Issa spokesman Kurt Bardella told HuffPost that "there is no set agenda" for how investigations would play out. But in a conference call on Tuesday night, the congressman himself laid out a host of topics that he wants to tackle, including granting inspector generals at various agencies greater investigatory powers and looking into the issue of "unconfirmed czars."
"We are going to ask for the president to make those necessary changes and reforms," he said.
Other lessons to be drawn from the elections are bound to be a subject of intense and prolonged debate. 2010 was a cycle in which a Democrat with racy Halloween photos lost (Krystal Ball) and a Republican who admitted frequenting prostitutes won (David Vitter); where a Tea Partier who once copped to dabbling in witchcraft got drubbed (Christine O'Donnell) and one who deified an "Aqua Buddha" won in a landslide (Rand Paul); where a Democrat who pitted himself against the president came up short (Rep. Chet Edwards) and one who aggressively defended the Obama agenda (Rep. Tom Perriello) faltered as well.
Democrats got hammered. Many of them were progressives. But an even larger chunk were conservative Blue Dogs. Those who supported health care reform lost. Those who opposed it lost as well. And, not surprisingly, each faction claimed that the election's lessons nevertheless vindicated their failures. While former Clinton pollster and consummate triangulator Mark Penn urged the president to move "back to the center," Adam Green, co-founder of Progressive Change Campaign Committee insisted that Democrats lost because "party leaders never truly fought for popular progressive reforms." Another Clinton-hand, Paul Begala, preached a more confrontational approach.
But while the process of introspection began with haste on the Democrat side of the aisle, not everyone was willing to cede an era of Republican transcendence. Even the centrist Third Way, which earlier in the morning had called for moderation in the Obama platform, chose on Tuesday night to direct its punches across the aisle.

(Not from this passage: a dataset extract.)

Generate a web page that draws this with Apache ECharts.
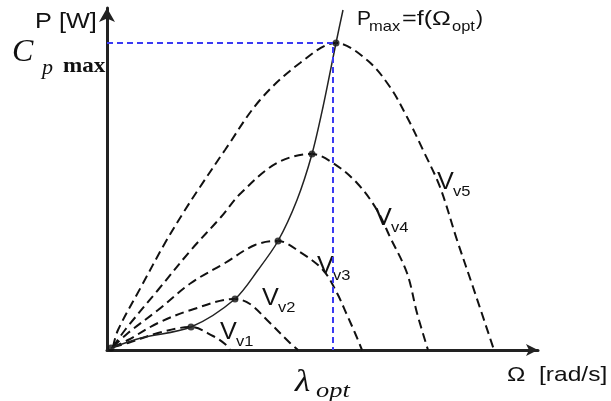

"The striking thing is how badly the victorious Republicans are misreading the will of the voters," said Matt Bennett, the group's Vice President for Public Affairs. "They are manifestly not demanding, for example, huge tax cuts, and they don't want these guys to shut down Washington. They want their representatives to act like adults, work together, grow the economy and make their lives better."
Even Republicans conceded that for all of the night's confetti the path ahead was a choppy one. Well before the results were settled, Sen. Jim DeMint (R-S.C.) -- the defacto leader of the incoming Tea Party faction -- had penned an oped in the Wall Street Journal urging the freshmen class not to trust Republican leadership. Ornstein, likewise, insisted that the "real challenge" in the months ahead fell on the shoulders of the GOP. Even members of the Republic operative class were willing to damper the festive mood.
"Obviously the GOP had a big night tonight, maybe historical," said Craig Shirley, a Ronald Reagan biographer and longtime GOP adviser. "However, they ran largely as anti-Obama, which is not a governing philosophy. I say 'maybe historical' because the voters went for the Republicans for what they opposed and not what they proposed. History is made by what you do and not by what you won't do.
"Beginning on Wednesday, the GOP will have to decide what it stands for and what it will offer the American people. It will also have to decide what direction they will go in, Reagan populist or Big Government Republicanism."